The problem = The data below must be copied in full and without any change.

Material =

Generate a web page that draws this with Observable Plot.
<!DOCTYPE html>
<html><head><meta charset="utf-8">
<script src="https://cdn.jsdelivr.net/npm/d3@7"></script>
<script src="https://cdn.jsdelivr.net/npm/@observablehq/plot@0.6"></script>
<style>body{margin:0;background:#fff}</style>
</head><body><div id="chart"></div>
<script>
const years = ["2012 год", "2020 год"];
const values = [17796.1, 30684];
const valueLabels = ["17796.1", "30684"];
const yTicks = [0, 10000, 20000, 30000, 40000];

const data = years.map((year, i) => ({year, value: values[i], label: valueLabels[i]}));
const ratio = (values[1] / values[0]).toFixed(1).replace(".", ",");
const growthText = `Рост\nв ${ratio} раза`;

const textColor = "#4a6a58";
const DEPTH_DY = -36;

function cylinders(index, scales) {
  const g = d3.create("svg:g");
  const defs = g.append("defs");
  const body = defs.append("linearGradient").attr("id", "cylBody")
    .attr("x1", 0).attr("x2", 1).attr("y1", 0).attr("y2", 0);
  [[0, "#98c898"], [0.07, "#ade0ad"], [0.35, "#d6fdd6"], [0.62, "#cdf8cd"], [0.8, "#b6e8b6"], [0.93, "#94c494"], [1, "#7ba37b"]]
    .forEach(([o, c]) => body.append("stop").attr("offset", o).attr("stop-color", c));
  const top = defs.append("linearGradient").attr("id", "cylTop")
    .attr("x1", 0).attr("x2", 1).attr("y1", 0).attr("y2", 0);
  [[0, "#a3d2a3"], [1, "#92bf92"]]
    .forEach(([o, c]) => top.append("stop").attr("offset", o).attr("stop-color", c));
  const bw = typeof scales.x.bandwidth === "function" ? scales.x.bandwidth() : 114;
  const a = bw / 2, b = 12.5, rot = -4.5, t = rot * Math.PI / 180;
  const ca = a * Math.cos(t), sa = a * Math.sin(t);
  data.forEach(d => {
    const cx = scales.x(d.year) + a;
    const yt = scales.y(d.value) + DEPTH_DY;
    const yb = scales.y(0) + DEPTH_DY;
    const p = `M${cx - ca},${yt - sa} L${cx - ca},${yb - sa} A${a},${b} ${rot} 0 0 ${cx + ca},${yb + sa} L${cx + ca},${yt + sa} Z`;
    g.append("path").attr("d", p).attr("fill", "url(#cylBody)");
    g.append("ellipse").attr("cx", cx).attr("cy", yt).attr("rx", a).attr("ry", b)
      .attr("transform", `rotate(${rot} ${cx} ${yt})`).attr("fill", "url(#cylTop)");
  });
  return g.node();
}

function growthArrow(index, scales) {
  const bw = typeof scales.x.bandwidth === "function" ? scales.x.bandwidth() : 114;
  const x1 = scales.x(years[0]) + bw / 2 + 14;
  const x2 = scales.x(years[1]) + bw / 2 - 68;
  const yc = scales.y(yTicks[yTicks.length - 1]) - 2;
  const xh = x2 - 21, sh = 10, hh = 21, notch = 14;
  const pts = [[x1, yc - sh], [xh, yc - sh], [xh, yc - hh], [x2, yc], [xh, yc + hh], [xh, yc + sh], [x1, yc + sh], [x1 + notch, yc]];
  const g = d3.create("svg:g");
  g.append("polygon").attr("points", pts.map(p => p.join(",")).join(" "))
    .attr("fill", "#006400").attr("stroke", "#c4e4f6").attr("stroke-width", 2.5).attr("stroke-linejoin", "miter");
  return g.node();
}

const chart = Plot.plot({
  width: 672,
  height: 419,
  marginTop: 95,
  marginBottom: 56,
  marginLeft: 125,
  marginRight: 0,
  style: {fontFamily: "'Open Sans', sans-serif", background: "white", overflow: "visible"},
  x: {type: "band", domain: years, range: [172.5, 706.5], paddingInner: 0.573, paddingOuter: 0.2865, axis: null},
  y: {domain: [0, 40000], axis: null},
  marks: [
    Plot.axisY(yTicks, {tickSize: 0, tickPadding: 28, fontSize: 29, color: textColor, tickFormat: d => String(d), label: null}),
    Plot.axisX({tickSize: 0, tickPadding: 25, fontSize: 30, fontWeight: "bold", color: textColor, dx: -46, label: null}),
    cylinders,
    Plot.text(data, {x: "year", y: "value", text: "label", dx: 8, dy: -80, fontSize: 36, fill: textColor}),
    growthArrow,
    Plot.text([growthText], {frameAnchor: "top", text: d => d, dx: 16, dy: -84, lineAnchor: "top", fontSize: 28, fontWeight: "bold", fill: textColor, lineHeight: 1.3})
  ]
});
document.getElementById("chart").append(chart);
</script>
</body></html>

Solution to the problem =
Generate a web page that draws this with Observable Plot.
<!DOCTYPE html>
<html><head><meta charset="utf-8">
<script src="https://cdn.jsdelivr.net/npm/d3@7"></script>
<script src="https://cdn.jsdelivr.net/npm/@observablehq/plot@0.6"></script>
<style>body{margin:0;background:#fff}</style>
</head><body><div id="chart"></div>
<script>
const years = ["2012 год", "2020 год"];
const values = [17796.1, 30684];
const valueLabels = ["17796.1", "30684"];
const yTicks = [0, 10000, 20000, 30000, 40000];

const data = years.map((year, i) => ({year, value: values[i], label: valueLabels[i]}));
const ratio = (values[1] / values[0]).toFixed(1).replace(".", ",");
const growthText = `Рост\nв ${ratio} раза`;

const textColor = "#4a6a58";
const DEPTH_DY = -36;

function cylinders(index, scales) {
  const g = d3.create("svg:g");
  const defs = g.append("defs");
  const body = defs.append("linearGradient").attr("id", "cylBody")
    .attr("x1", 0).attr("x2", 1).attr("y1", 0).attr("y2", 0);
  [[0, "#98c898"], [0.07, "#ade0ad"], [0.35, "#d6fdd6"], [0.62, "#cdf8cd"], [0.8, "#b6e8b6"], [0.93, "#94c494"], [1, "#7ba37b"]]
    .forEach(([o, c]) => body.append("stop").attr("offset", o).attr("stop-color", c));
  const top = defs.append("linearGradient").attr("id", "cylTop")
    .attr("x1", 0).attr("x2", 1).attr("y1", 0).attr("y2", 0);
  [[0, "#a3d2a3"], [1, "#92bf92"]]
    .forEach(([o, c]) => top.append("stop").attr("offset", o).attr("stop-color", c));
  const bw = typeof scales.x.bandwidth === "function" ? scales.x.bandwidth() : 114;
  const a = bw / 2, b = 12.5, rot = -4.5, t = rot * Math.PI / 180;
  const ca = a * Math.cos(t), sa = a * Math.sin(t);
  data.forEach(d => {
    const cx = scales.x(d.year) + a;
    const yt = scales.y(d.value) + DEPTH_DY;
    const yb = scales.y(0) + DEPTH_DY;
    const p = `M${cx - ca},${yt - sa} L${cx - ca},${yb - sa} A${a},${b} ${rot} 0 0 ${cx + ca},${yb + sa} L${cx + ca},${yt + sa} Z`;
    g.append("path").attr("d", p).attr("fill", "url(#cylBody)");
    g.append("ellipse").attr("cx", cx).attr("cy", yt).attr("rx", a).attr("ry", b)
      .attr("transform", `rotate(${rot} ${cx} ${yt})`).attr("fill", "url(#cylTop)");
  });
  return g.node();
}

function growthArrow(index, scales) {
  const bw = typeof scales.x.bandwidth === "function" ? scales.x.bandwidth() : 114;
  const x1 = scales.x(years[0]) + bw / 2 + 14;
  const x2 = scales.x(years[1]) + bw / 2 - 68;
  const yc = scales.y(yTicks[yTicks.length - 1]) - 2;
  const xh = x2 - 21, sh = 10, hh = 21, notch = 14;
  const pts = [[x1, yc - sh], [xh, yc - sh], [xh, yc - hh], [x2, yc], [xh, yc + hh], [xh, yc + sh], [x1, yc + sh], [x1 + notch, yc]];
  const g = d3.create("svg:g");
  g.append("polygon").attr("points", pts.map(p => p.join(",")).join(" "))
    .attr("fill", "#006400").attr("stroke", "#c4e4f6").attr("stroke-width", 2.5).attr("stroke-linejoin", "miter");
  return g.node();
}

const chart = Plot.plot({
  width: 672,
  height: 419,
  marginTop: 95,
  marginBottom: 56,
  marginLeft: 125,
  marginRight: 0,
  style: {fontFamily: "'Open Sans', sans-serif", background: "white", overflow: "visible"},
  x: {type: "band", domain: years, range: [172.5, 706.5], paddingInner: 0.573, paddingOuter: 0.2865, axis: null},
  y: {domain: [0, 40000], axis: null},
  marks: [
    Plot.axisY(yTicks, {tickSize: 0, tickPadding: 28, fontSize: 29, color: textColor, tickFormat: d => String(d), label: null}),
    Plot.axisX({tickSize: 0, tickPadding: 25, fontSize: 30, fontWeight: "bold", color: textColor, dx: -46, label: null}),
    cylinders,
    Plot.text(data, {x: "year", y: "value", text: "label", dx: 8, dy: -80, fontSize: 36, fill: textColor}),
    growthArrow,
    Plot.text([growthText], {frameAnchor: "top", text: d => d, dx: 16, dy: -84, lineAnchor: "top", fontSize: 28, fontWeight: "bold", fill: textColor, lineHeight: 1.3})
  ]
});
document.getElementById("chart").append(chart);
</script>
</body></html>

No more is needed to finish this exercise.